From the first line of the data below through the line bearing "16, 18, 20];", reproduce each line exactly; do not include pictures.

[start Given information]

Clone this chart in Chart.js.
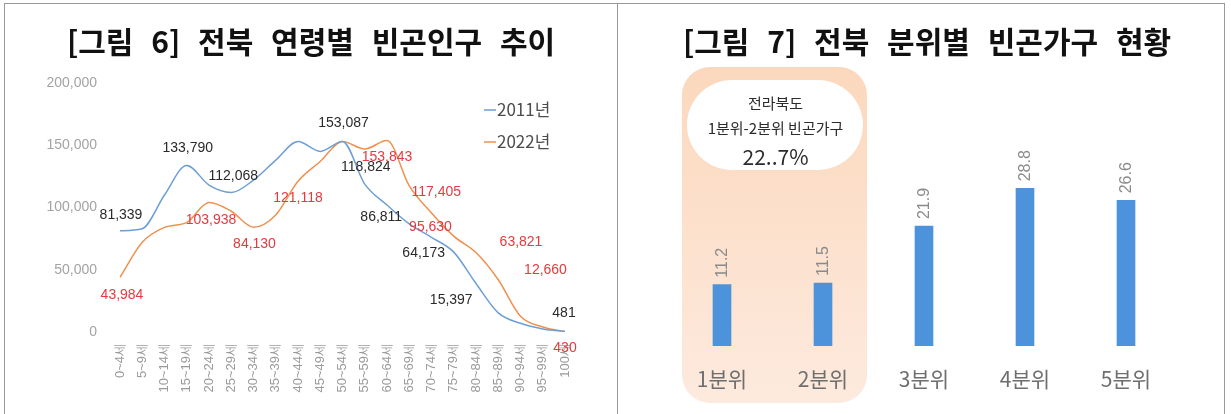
<!DOCTYPE html>
<html>
<head>
<meta charset="utf-8">
<script src="https://cdn.jsdelivr.net/npm/chart.js@4.4.1/dist/chart.umd.min.js"></script>
<style>
  body { margin:0; width:1231px; height:414px; background:#fff; overflow:hidden; position:relative;
         font-family:"Noto Sans CJK KR", sans-serif; }
  .frame { position:absolute; left:4px; top:3px; width:1221px; height:430px; border:1px solid #999; box-sizing:border-box; }
  .divider { position:absolute; left:617px; top:3px; width:1px; height:430px; background:#999; }
  .title { position:absolute; top:18px; font-weight:bold; font-size:30px; line-height:44px; color:#111;
           white-space:nowrap; word-spacing:11px; transform:translateX(-50%); }
  #c1 { position:absolute; left:0; top:0; }
  #c2 { position:absolute; left:618px; top:0; }
</style>
</head>
<body>
<div class="frame"></div>
<div class="divider"></div>
<canvas id="c1" width="617" height="414"></canvas>
<canvas id="c2" width="613" height="414"></canvas>
<div class="title" style="left:311px">[그림 6] 전북 연령별 빈곤인구 추이</div>
<div class="title" style="left:927px">[그림 7] 전북 분위별 빈곤가구 현황</div>

<script>
// ---- data: figure 6 ----
const ageLabels = ['0~4세','5~9세','10~14세','15~19세','20~24세','25~29세','30~34세','35~39세',
  '40~44세','45~49세','50~54세','55~59세','60~64세','65~69세','70~74세','75~79세','80~84세',
  '85~89세','90~94세','95~99세','100세'];
const pop2011 = [81339, 83000, 110000, 133790, 118000, 112068, 122000, 138000, 153000, 145000, 153087,
  118824, 102000, 86811, 76000, 64173, 39000, 15397, 7000, 2500, 481];
const pop2022 = [43984, 72000, 84000, 88000, 103938, 97000, 84130, 94000, 121118, 137000, 153000,
  147000, 153843, 117405, 95630, 77000, 63821, 42000, 12660, 4000, 430];
const yTicks = [0, 50000, 100000, 150000, 200000];
const seriesNames = ['2011년', '2022년'];
// which points carry a value label
const labelIdx2011 = [0, 3, 5, 10, 11, 13, 15, 17, 20];
const labelIdx2022 = [0, 4, 6, 8, 12, 13, 14, 16, 18, 20];

// ---- data: figure 7 ----
const quintiles = ['1분위', '2분위', '3분위', '4분위', '5분위'];
const householdShare = [11.2, 11.5, 21.9, 28.8, 26.6];
const bubbleText = ['전라북도', '1분위-2분위 빈곤가구', '22..7%'];

// label offsets (pixels) relative to the point
const offs2011 = [[1,-16],[1,-17],[2,-16],[1,-18],[1,-17],[-28,-7],[-30,1],[-47,-13],[-1,-18]];
const offs2022 = [[2,18],[2,18],[1,17],[0,17],[0,17],[27,6],[-1,14],[45,-10],[25,-46],[0,17]];

const numFont = "'Liberation Sans', Arial, sans-serif";
const krFont = "'Noto Sans CJK KR', sans-serif";
const fmt = v => v.toLocaleString('en-US');

const lineLabels = {
  id: 'lineLabels',
  afterDatasetsDraw(chart) {
    const ctx = chart.ctx;
    const xs = chart.scales.x, ys = chart.scales.y;
    const sets = [
      { data: pop2011, idx: labelIdx2011, offs: offs2011, color: '#2a2a2a' },
      { data: pop2022, idx: labelIdx2022, offs: offs2022, color: '#e53a3f' }
    ];
    ctx.save();
    ctx.font = '14px ' + numFont;
    ctx.textAlign = 'center';
    ctx.textBaseline = 'middle';
    sets.forEach(s => {
      ctx.fillStyle = s.color;
      s.idx.forEach((i, k) => {
        const x = xs.getPixelForValue(i) + s.offs[k][0];
        const y = ys.getPixelForValue(s.data[i]) + s.offs[k][1];
        ctx.fillText(fmt(s.data[i]), x, y);
      });
    });
    // legend
    ctx.font = '17px ' + krFont;
    ctx.textAlign = 'left';
    chart.data.datasets.forEach((ds, k) => {
      const y = 110 + k * 32;
      ctx.strokeStyle = ds.borderColor;
      ctx.lineWidth = 1.5;
      ctx.beginPath(); ctx.moveTo(484, y); ctx.lineTo(496, y); ctx.stroke();
      ctx.fillStyle = '#4d4d4d';
      ctx.fillText(ds.label, 497, y);
    });
    ctx.restore();
  }
};

new Chart(document.getElementById('c1'), {
  type: 'line',
  data: {
    labels: ageLabels,
    datasets: [
      { label: seriesNames[0], data: pop2011, borderColor: '#6d9fd6', borderWidth: 1.5,
        pointRadius: 0, cubicInterpolationMode: 'monotone', fill: false },
      { label: seriesNames[1], data: pop2022, borderColor: '#f0904f', borderWidth: 1.5,
        pointRadius: 0, cubicInterpolationMode: 'monotone', fill: false }
    ]
  },
  options: {
    responsive: false, animation: false,
    layout: { padding: { top: 83, right: 52, left: 0, bottom: 0 } },
    plugins: { legend: { display: false }, tooltip: { enabled: false } },
    scales: {
      x: {
        offset: false,
        grid: { display: false, drawTicks: false }, border: { display: false },
        ticks: { autoSkip: false, minRotation: 90, maxRotation: 90, padding: 11,
                 color: '#9a9a9a', font: { size: 13, family: numFont } },
        afterFit: s => { s.height = 82; }
      },
      y: {
        min: 0, max: 200000,
        grid: { display: false, drawTicks: false }, border: { display: false },
        afterBuildTicks: s => { s.ticks = yTicks.map(v => ({ value: v })); },
        ticks: { padding: 23, color: '#a3a3a3', font: { size: 14, family: numFont },
                 callback: v => fmt(v) },
        afterFit: s => { s.width = 120; }
      }
    }
  },
  plugins: [lineLabels]
});

const barDeco = {
  id: 'barDeco',
  beforeDraw(chart) {
    const ctx = chart.ctx;
    const xs = chart.scales.x;
    const left = xs.getPixelForValue(0) - 40, right = xs.getPixelForValue(1) + 44;
    const top = 67, bottom = 403;
    ctx.save();
    const g = ctx.createLinearGradient(0, top, 0, bottom);
    g.addColorStop(0, '#fbd8bd');
    g.addColorStop(1, '#fdeade');
    ctx.fillStyle = g;
    ctx.beginPath(); ctx.roundRect(left, top, right - left, bottom - top, 28); ctx.fill();
    // speech bubble
    ctx.fillStyle = '#fff';
    ctx.beginPath(); ctx.roundRect(left + 5, 80, right - left - 9, 90, 45); ctx.fill();
    const cx = (left + right) / 2 + 1;
    ctx.fillStyle = '#2b2b2b';
    ctx.textAlign = 'center'; ctx.textBaseline = 'middle';
    ctx.font = '15px ' + krFont;
    ctx.fillText(bubbleText[0], cx, 103);
    ctx.fillText(bubbleText[1], cx, 128);
    ctx.font = '21px ' + krFont;
    ctx.fillText(bubbleText[2], cx, 157);
    ctx.restore();
  },
  afterDatasetsDraw(chart) {
    const ctx = chart.ctx;
    const meta = chart.getDatasetMeta(0);
    ctx.save();
    ctx.fillStyle = '#8a8a8a';
    ctx.font = '16px ' + numFont;
    ctx.textAlign = 'left'; ctx.textBaseline = 'middle';
    meta.data.forEach((bar, i) => {
      ctx.save();
      ctx.translate(bar.x + 1, bar.y - 7);
      ctx.rotate(-Math.PI / 2);
      ctx.fillText(householdShare[i].toFixed(1), 0, 0);
      ctx.restore();
    });
    ctx.restore();
  }
};

new Chart(document.getElementById('c2'), {
  type: 'bar',
  data: {
    labels: quintiles,
    datasets: [{ data: householdShare, backgroundColor: '#4d93db', barThickness: 18 }]
  },
  options: {
    responsive: false, animation: false,
    layout: { padding: { top: 127, left: 53.5, right: 54.5, bottom: 0 } },
    plugins: { legend: { display: false }, tooltip: { enabled: false } },
    scales: {
      x: {
        grid: { display: false, drawTicks: false }, border: { display: false },
        ticks: { padding: 20, color: '#6e6e6e', font: { size: 21, family: krFont } },
        afterFit: s => { s.height = 68; }
      },
      y: { display: false, min: 0, max: 40 }
    }
  },
  plugins: [barDeco]
});
</script>
</body>
</html>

[end Given information]

Response →
Clone this chart in Chart.js.
<!DOCTYPE html>
<html>
<head>
<meta charset="utf-8">
<script src="https://cdn.jsdelivr.net/npm/chart.js@4.4.1/dist/chart.umd.min.js"></script>
<style>
  body { margin:0; width:1231px; height:414px; background:#fff; overflow:hidden; position:relative;
         font-family:"Noto Sans CJK KR", sans-serif; }
  .frame { position:absolute; left:4px; top:3px; width:1221px; height:430px; border:1px solid #999; box-sizing:border-box; }
  .divider { position:absolute; left:617px; top:3px; width:1px; height:430px; background:#999; }
  .title { position:absolute; top:18px; font-weight:bold; font-size:30px; line-height:44px; color:#111;
           white-space:nowrap; word-spacing:11px; transform:translateX(-50%); }
  #c1 { position:absolute; left:0; top:0; }
  #c2 { position:absolute; left:618px; top:0; }
</style>
</head>
<body>
<div class="frame"></div>
<div class="divider"></div>
<canvas id="c1" width="617" height="414"></canvas>
<canvas id="c2" width="613" height="414"></canvas>
<div class="title" style="left:311px">[그림 6] 전북 연령별 빈곤인구 추이</div>
<div class="title" style="left:927px">[그림 7] 전북 분위별 빈곤가구 현황</div>

<script>
// ---- data: figure 6 ----
const ageLabels = ['0~4세','5~9세','10~14세','15~19세','20~24세','25~29세','30~34세','35~39세',
  '40~44세','45~49세','50~54세','55~59세','60~64세','65~69세','70~74세','75~79세','80~84세',
  '85~89세','90~94세','95~99세','100세'];
const pop2011 = [81339, 83000, 110000, 133790, 118000, 112068, 122000, 138000, 153000, 145000, 153087,
  118824, 102000, 86811, 76000, 64173, 39000, 15397, 7000, 2500, 481];
const pop2022 = [43984, 72000, 84000, 88000, 103938, 97000, 84130, 94000, 121118, 137000, 153000,
  147000, 153843, 117405, 95630, 77000, 63821, 42000, 12660, 4000, 430];
const yTicks = [0, 50000, 100000, 150000, 200000];
const seriesNames = ['2011년', '2022년'];
// which points carry a value label
const labelIdx2011 = [0, 3, 5, 10, 11, 13, 15, 17, 20];
const labelIdx2022 = [0, 4, 6, 8, 12, 13, 14, 16, 18, 20];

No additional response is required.